Le droit d'alerte s'exerce au niveau de l'entreprise

Publié le par Jérôme Bry

 Permettant aux comités de réagir quand la situation économique de l'entreprise est préoccupante, le droit d'alerte n'est pas ouvert aux comités d'établissement.

 

La société Intertechnique comporte plusieurs établissements, dont un à Plaisir. En 2002, le comité d'établissement se met à nourrir de grandes inquiétudes, précisément sur le devenir économique du site de Plaisir. Aussi, ses membres élus décident-ils de faire usage du " droit d'alerte " prévu à l'article L. 432-5 du Code du travail.

 

Rappelons, en quelques mots, en quoi consiste ce droit, institué par la loi du 1er mars 1984, relative à la prévention des difficultés des entreprises. Il permet au comité, lorsque celui-ci " a connaissance de faits de nature à affecter de manière préoccupante la situation économique de l'entreprise ", de demander à l'employeur, dans un premier temps, de lui fournir des explications sur cette situation. Dans un deuxième temps, si le comité d'entreprise estime qu'il n'a pu obtenir de réponse suffisante ou encore si l'employeur confirme le caractère préoccupant de la situation, il peut convoquer le commissaire aux comptes et établir un rapport en se faisant assister, s'il le juge utile, d'un expert-comptable et de salariés non élus qu'il choisit.

 

Le rapport ainsi élaboré est ensuite envoyé à l'employeur et au commissaire aux comptes.

 

En fonction des conclusions de ce rapport s'ouvre ou non une troisième phase, celle de la saisine pour information des organes d'administration ou de surveillance de l'entreprise. A défaut d'existence de tels organes, ce sont directement les associés qui seront informés. C'est par cette troisième étape que l'alerte est réalisée.

 

Inutile de dire que les employeurs redoutent ce droit d'alerte, tant pour le mauvais effet qu'il peut faire sur les actionnaires et la clientèle que pour le climat délétère qu'il risque d'instaurer au sein du personnel. De plus, le déclenchement de l'alerte est une façon de prendre l'employeur en défaut : il n'a pas prévu ce qui arrive ou, s'il l'a prévu, il n'en a pas informé le comité, ce qu'il aurait pourtant dû faire.

 

Aussi ne faut-il pas s'étonner que la société Intertechnique ait cherché à arrêter la procédure. Elle s'est fondée sur l'argument suivant : l'article L. 432-5 prévoit que la mise en oeuvre d'une procédure d'alerte est une prérogative du comité " d'entreprise " ; en cas de pluralité d'établissements, cette prérogative revient donc au comité central et non à chacun des comités d'établissement.
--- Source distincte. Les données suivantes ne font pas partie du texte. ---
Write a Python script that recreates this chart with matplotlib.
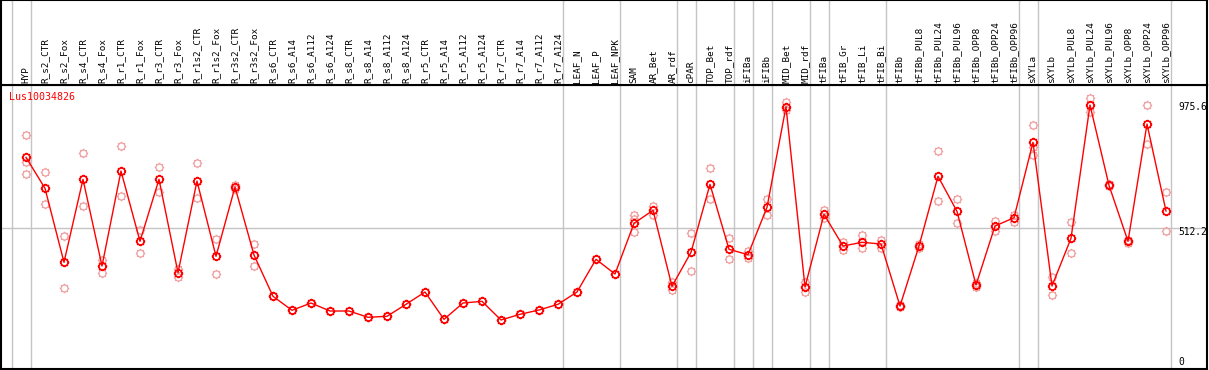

Les élus de Plaisir lui rétorquent que les comités d'établissement disposent des mêmes prérogatives que les comités d'entreprise. Simplement, leur champ d'investigation est limité au seul établissement qu'ils représentent. Le chef d'établissement dispose de pouvoirs suffisants pour que l'autonomie de l'établissement ait justifié la mise en place d'un comité qui lui soit propre. Il est donc possible d'enclencher le droit d'alerte.

 

Plusieurs cours d'appel ont déjà été saisies de ce problème et y ont répondu en reconnaissant le droit des comités d'établissement. Pour les cours d'appel de Paris et de Lyon, en particulier, le terme " comité d'entreprise " utilisé dans l'article L. 432-5 du Code doit être interprété " dans son sens générique englobant le comité d'établissement ", dès lors que les faits à l'origine de l'alerte étaient de " nature à affecter de manière préoccupante la situation de l'établissement " (CA Paris, 30 janv. 2002 et CA Lyon, 2 sept. 2002).

 

On attendait avec impatience que la Cour de cassation se prononce, et l'occasion vient de lui en être donnée par l'affaire Société Intertechnique.

 

Son point de vue est diamétralement opposé à celui des cours d'appel de Paris et Lyon. Pour les hauts magistrats, le droit d'alerte, tel qu'il a été institué par le législateur, concerne la situation économique de l'entreprise dans sa globalité.

Or qui a compétence pour traiter de ce qui concerne la marche générale de l'entreprise ?

 

Selon l'article L. 435-3 du Code du travail, c'est le comité central. Peu importe que les faits ayant suscité l'inquiétude ne concernent qu'un seul établissement (Cass. Soc., 1er mars 2005, no 03-20.429).

 

La position de la Cour de cassation est extrêmement logique. Si la situation économique est alarmante, il faut s'adresser à celui qui conduit l'entreprise, celui qui est responsable des décisions prises, celui qui a les remèdes en main, en d'autres termes, au " vrai patron ". Ce n'est certainement pas le chef d'établissement, qui lui est subordonné, qui peut résoudre les difficultés.